Et dans ce groupe se retrouvent Provence-Côte d'Azur, Languedoc-Roussillon, Midi-Pyrénées, Aquitaine, ainsi que, mais sous une forme différente, Rhône-Alpes, Auvergne et Limousin ;
– renversement positif de tendance. L'effort de décentralisation industrielle a permis de contrarier et même de stopper l'exode séculaire que connaissaient les trois régions de l'Ouest : Bretagne, Pays-de-la-Loire, Poitou-Charentes ;
– déclin. Dans cette zone se situent des régions où des problèmes de reconversion industrielle ou d'emplois se posent avec acuité : Nord, Lorraine, Basse-Normandie, et aussi les départements de la Seine-Maritime et des Ardennes ;
– stabilité positive. Cet ensemble, plus composite, comprend des régions où l'on observe une baisse de l'excédent naturel et du solde migratoire, mais où l'un et l'autre restent cependant positifs. À noter que les apports respectifs de ces deux composantes peuvent être sensiblement différents. Ainsi, c'est l'excédent naturel qui explique pour les trois quarts la forte croissance de la Franche-Comté, tandis que l'apport migratoire alimente pour plus de moitié la croissance du Centre.

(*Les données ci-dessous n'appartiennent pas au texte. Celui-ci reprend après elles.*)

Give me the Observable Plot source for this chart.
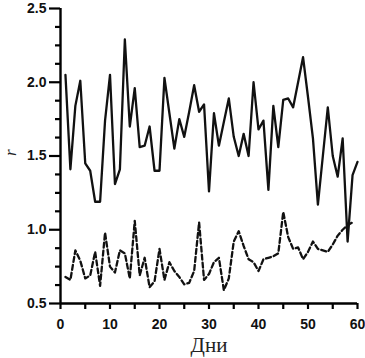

Les nouvelles caractéristiques du phénomène urbain

La vague d'urbanisation qui avait si profondément modelé le paysage français au lendemain de l'après-guerre a, soudain, pris un nouveau cours. Les résultats du recensement révèlent, en effet, ce fait majeur : la croissance urbaine, qui s'était massivement orientée vers les cités de plus de 100 0000 habitants jusqu'en 1968, concerne maintenant davantage des villes de taille inférieure. En effet, au cours de la période 1968-74, la croissance a été de 10,4 % pour les villes de 20 000 à 100 000 habitants, de 7,1 % pour les villes de plus de 200 000 habitants et de 2,8 % pour l'agglomération parisienne.